Railroad History of Fort Smith
The arrival of the railroads in the late 1870s and 1880s transformed Fort Smith from a remote frontier outpost into one of the most important commercial and transportation hubs in the Arkansas River Valley. At its peak, the city was served by multiple competing lines connecting it to markets across the South, Midwest, and West. The railroads brought people, goods, and industry, and they shaped the city’s layout and identity for generations.

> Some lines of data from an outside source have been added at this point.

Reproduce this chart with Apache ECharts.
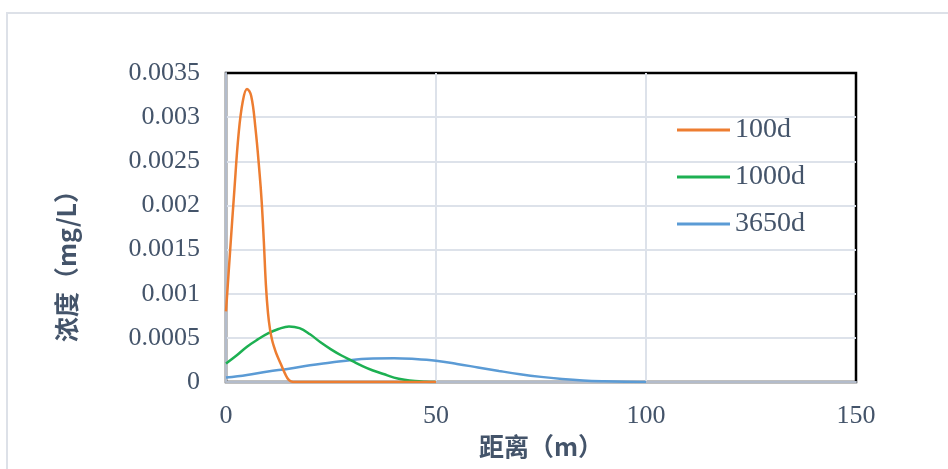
<!DOCTYPE html>
<html>
<head>
<meta charset="utf-8">
<script src="https://cdn.jsdelivr.net/npm/echarts@6/dist/echarts.min.js"></script>
<style>
  html, body { margin: 0; padding: 0; background: #fff; }
  #chart { width: 948px; height: 469px; }
</style>
</head>
<body>
<div id="chart"></div>
<script>
  // 100d
  const x100 = [0, 1, 2, 3, 4, 5, 6, 7, 8, 8.5, 9, 9.5, 10, 10.5, 11, 11.5, 12, 13, 14, 15, 16, 20, 30, 40, 50]
  const y100 = [0.00080, 0.00150, 0.00218, 0.00281, 0.00318, 0.00332, 0.00324, 0.00288, 0.00236, 0.00204,
                0.00160, 0.00110, 0.00078, 0.00059, 0.00047, 0.00039, 0.00032, 0.00021, 0.00010, 0.00002,
                0, 0, 0, 0, 0]
  // 1000d
  const x1000 = [0, 2.5, 5, 7.5, 10, 12.5, 15, 17.5, 20, 22.5, 25, 27.5, 30, 32.5, 35, 37.5, 40, 42.5, 45, 47.5, 50]
  const y1000 = [0.00021, 0.00030, 0.00040, 0.00048, 0.00055, 0.00060, 0.00063, 0.00061, 0.00054, 0.00045,
                 0.00037, 0.00030, 0.00024, 0.00018, 0.00013, 0.00009, 0.00005, 0.000025, 0.00001, 0.000003, 0]
  // 3650d
  const x3650 = [0, 5, 10, 15, 20, 25, 30, 35, 40, 45, 50, 55, 60, 65, 70, 75, 80, 85, 90, 95, 100]
  const y3650 = [0.00005, 0.00008, 0.00012, 0.00015, 0.00019, 0.00022, 0.00025, 0.000265, 0.00027, 0.00026,
                 0.00024, 0.000205, 0.000165, 0.000125, 0.000088, 0.000058, 0.000035, 0.000018, 0.000008, 0.000002, 0]
  const seriesNames = ['100d', '1000d', '3650d']
  const colors = ['#ED7D31', '#1DB052', '#5B9BD5']

  const pairs = (xs, ys) => xs.map((x, i) => [x, ys[i]])
  const seriesData = [pairs(x100, y100), pairs(x1000, y1000), pairs(x3650, y3650)]

  const textColor = '#44546a'
  const serif = '"Liberation Serif", "Times New Roman", serif'

  let myChart = echarts.init(document.getElementById('chart'))
  let option = {
    animation: false,
    color: colors,
    grid: {
      left: 226, right: 92, top: 73, bottom: 87,
      outerBoundsMode: 'none',
      containLabel: false,
      show: true,
      borderColor: '#000',
      borderWidth: 2.5
    },
    legend: {
      orient: 'vertical',
      left: 672,
      top: 111,
      icon: 'rect',
      itemWidth: 53,
      itemHeight: 3,
      itemGap: 19,
      textStyle: { fontFamily: serif, fontSize: 28, color: textColor },
      data: seriesNames
    },
    xAxis: {
      type: 'value',
      min: 0, max: 150, interval: 50,
      axisLine: { show: true, onZero: false, lineStyle: { color: '#b3bccb', width: 2 } },
      axisTick: { show: false },
      axisLabel: { fontFamily: serif, fontSize: 26, color: textColor, margin: 21 },
      splitLine: { show: true, showMinLine: false, showMaxLine: false, lineStyle: { color: '#dde2ea', width: 2 } },
      name: '距离（m）',
      nameLocation: 'middle',
      nameGap: 51,
      nameTextStyle: { fontFamily: '"Noto Sans CJK SC", sans-serif', fontWeight: 'bold', fontSize: 25, color: textColor }
    },
    yAxis: {
      type: 'value',
      min: 0, max: 0.0035, interval: 0.0005,
      axisLine: { show: true, lineStyle: { color: '#b3bccb', width: 2 } },
      axisTick: { show: false },
      axisLabel: {
        fontFamily: serif, fontSize: 26, color: textColor, margin: 26,
        formatter: v => String(Number(v.toFixed(4)))
      },
      splitLine: { show: true, showMinLine: false, showMaxLine: false, lineStyle: { color: '#dde2ea', width: 2 } }
    },
    graphic: [
      {
        type: 'rect', silent: true, z: -10,
        shape: { x: 7, y: 13, width: 1100, height: 600 },
        style: { fill: 'none', stroke: '#dde1e8', lineWidth: 2 }
      },
      {
        type: 'text', silent: true,
        x: 66, y: 260, rotation: Math.PI / 2,
        style: {
          text: '浓度（mg/L）',
          font: 'bold 25px "Noto Sans CJK SC", sans-serif',
          fill: textColor,
          align: 'center',
          verticalAlign: 'middle'
        }
      }
    ],
    series: seriesNames.map((name, i) => ({
      name: name,
      type: 'line',
      data: seriesData[i],
      smooth: 0.4,
      symbol: 'none',
      lineStyle: { width: 2.5, color: colors[i] },
      z: 3 - i
    }))
  }
  myChart.setOption(option)
</script>
</body>
</html>
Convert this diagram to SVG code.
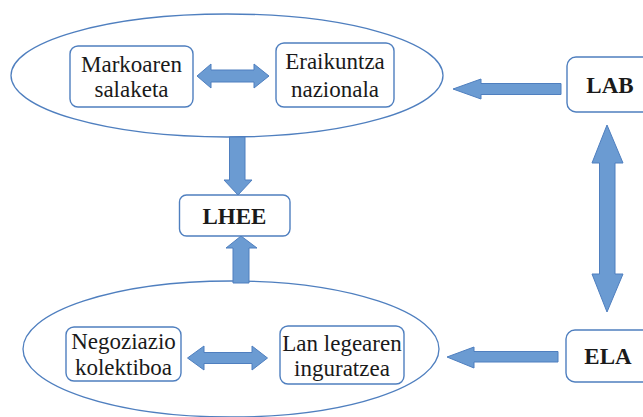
<svg xmlns="http://www.w3.org/2000/svg" width="643" height="417" viewBox="0 0 643 417">
<style>
.ell{fill:none;stroke:#4f7fbf;stroke-width:1.3}
.box{fill:#fff;stroke:#4f7fbf;stroke-width:1.4}
.arr{fill:#6b9bd2;stroke:#4f7fbf;stroke-width:1}
</style>
<rect width="643" height="417" fill="#fff"/>
<g id="ellipse-top"><ellipse class="ell" cx="227" cy="75.5" rx="216" ry="61.5"/></g>
<g id="ellipse-bottom"><ellipse class="ell" cx="231" cy="349" rx="208" ry="68"/></g>
<g id="connectors">
<polygon class="arr" points="197,76 211,64 211,70 254,70 254,64 269,76 254,88 254,82 211,82 211,88"/>
<polygon class="arr" points="187.5,358 204,346 204,352.5 252,352.5 252,346 267.5,358 252,370 252,363.5 204,363.5 204,370"/>
<polygon class="arr" points="229.5,137 245,137 245,180 252,180 238,195 224,180 229.5,180"/>
<polygon class="arr" points="241,236 257,248 249,248 249,283 233,283 233,248 226,248"/>
<polygon class="arr" points="453,89 481,79 481,83.5 561,83.5 561,94.5 481,94.5 481,99"/>
<polygon class="arr" points="447,357 474,347 474,351.5 558,351.5 558,362 474,362 474,368"/>
<polygon class="arr" points="607,125 623,163 615,163 615,274 623,274 607,312 592,274 599.5,274 599.5,163 592,163"/>
</g>
<g font-family="Liberation Serif" font-size="23" fill="#1a1a1a" text-anchor="middle">
<g id="markoaren">
<rect class="box" x="70" y="46" width="123" height="61" rx="8"/>
<text x="131.5" y="72">Markoaren</text>
<text x="131.5" y="97">salaketa</text>
</g>
<g id="eraikuntza">
<rect class="box" x="276" y="43" width="118" height="64" rx="8"/>
<text x="335" y="69">Eraikuntza</text>
<text x="335" y="97">nazionala</text>
</g>
<g id="lhee">
<rect class="box" x="179.5" y="195" width="110.5" height="41" rx="7"/>
<text font-weight="bold" x="234.5" y="224">LHEE</text>
</g>
<g id="negoziazio">
<rect class="box" x="66" y="327" width="115" height="54" rx="8"/>
<text x="123.5" y="349">Negoziazio</text>
<text x="123.5" y="375">kolektiboa</text>
</g>
<g id="lan">
<rect class="box" x="280" y="326" width="124" height="58" rx="8"/>
<text x="342" y="351">Lan legearen</text>
<text x="342" y="376">inguratzea</text>
</g>
<g id="lab">
<rect class="box" x="567" y="57" width="90" height="55" rx="9"/>
<text font-weight="bold" x="610" y="93">LAB</text>
</g>
<g id="ela">
<rect class="box" x="566" y="330" width="90" height="52" rx="9"/>
<text font-weight="bold" x="608" y="364">ELA</text>
</g>
</g>
</svg>
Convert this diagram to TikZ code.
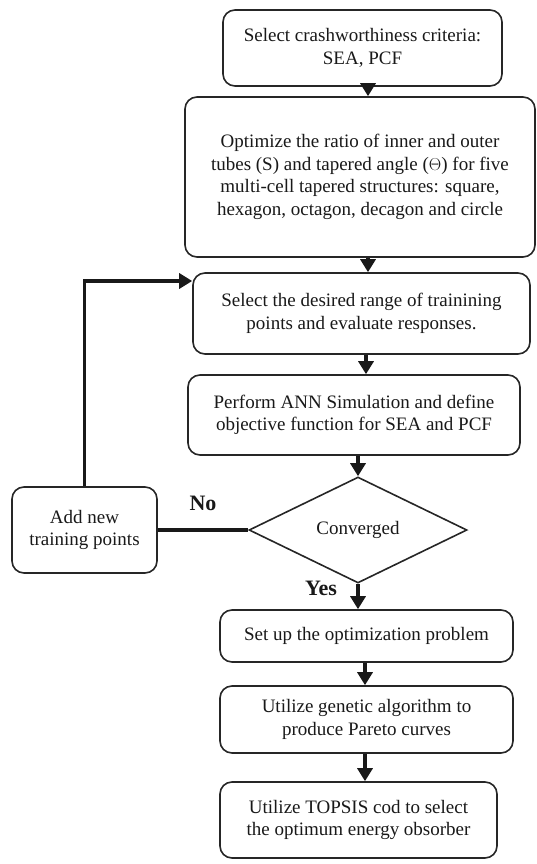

The first connection: Little Rock and Fort Smith
The first rail line to reach the area was the Little Rock and Fort Smith Railroad, chartered after the Civil War and built westward through the 1870s. The line reached Van Buren, directly across the Arkansas River from Fort Smith, on January 30, 1879 — the moment the Fort Smith area joined the national rail network. No longer an isolated river town at the end of a freight road, Fort Smith gained direct access to Little Rock and, through it, to national markets. The line was later absorbed into the St. Louis, Iron Mountain and Southern Railway system.
The Frisco
The St. Louis and San Francisco Railway — the “Frisco” — became one of the most important railroads in the city’s history after extending service into Fort Smith in the 1880s. The Frisco made the city a junction, with connections toward St. Louis, Springfield, Tulsa, and Texas, carrying both freight and heavy passenger traffic. Its Garrison Avenue-area facilities served as a primary passenger terminal in the early 20th century.
The Kansas City Southern
The Kansas City Southern Railway (KCS) reached the Fort Smith area in the late 1890s, born of Arthur Stilwell’s vision of a direct north-south line from Kansas City to the Gulf of Mexico. The route entered the region in 1896 as the Kansas City, Pittsburg and Gulf Railroad and reorganized as the KCS in 1900. Fort Smith became a significant point on the corridor, connected north to Kansas City and south toward Shreveport and the Gulf. The Fort Smith Union Depot opened on May 1, 1912, serving multiple lines and standing as a landmark of the city’s railroad age.
Smaller lines and streetcars
Several shorter roads filled out the network — the Arkansas Central toward Paris, Arkansas; the Fort Smith and Western toward the Oklahoma coalfields; and the Midland Valley north toward Kansas. Inside the city, electric streetcars ran from 1893, when the Fort Smith and Van Buren Electric Street Railway began connecting the two cities, later expanded under the Fort Smith Light and Traction Company.
What the railroads built
- Population growth — Fort Smith grew from a few thousand residents in the 1870s to roughly 24,000 by the 1910 census.
- Industry — furniture and wood products, milling, and manufacturing all depended on rail freight.
- The land-run economy — rail links made Fort Smith a supply funnel for the Oklahoma land runs of 1889–1895.
- The cityscape — depots, warehouses, and rail-era commercial buildings still define parts of downtown.
Legacy today
Passenger service is long gone, but freight railroads still run through the region, and the Fort Smith Trolley Museum downtown preserves streetcars and rail artifacts from the electric-transit era. The rail-era architecture along and around Garrison Avenue remains one of the city’s most distinctive features.
FAQ
When did the railroad reach Fort Smith? The Little Rock and Fort Smith Railroad reached Van Buren, across the river, on January 30, 1879, connecting the Fort Smith area to the national network.
Which major railroads served Fort Smith? The Little Rock and Fort Smith (later Iron Mountain/Missouri Pacific), the Frisco, the Kansas City Southern, and several smaller lines including the Arkansas Central, Fort Smith and Western, and Midland Valley.
Where can I see Fort Smith’s railroad history today? The Fort Smith Trolley Museum downtown, plus the depots and rail-era buildings in the historic district.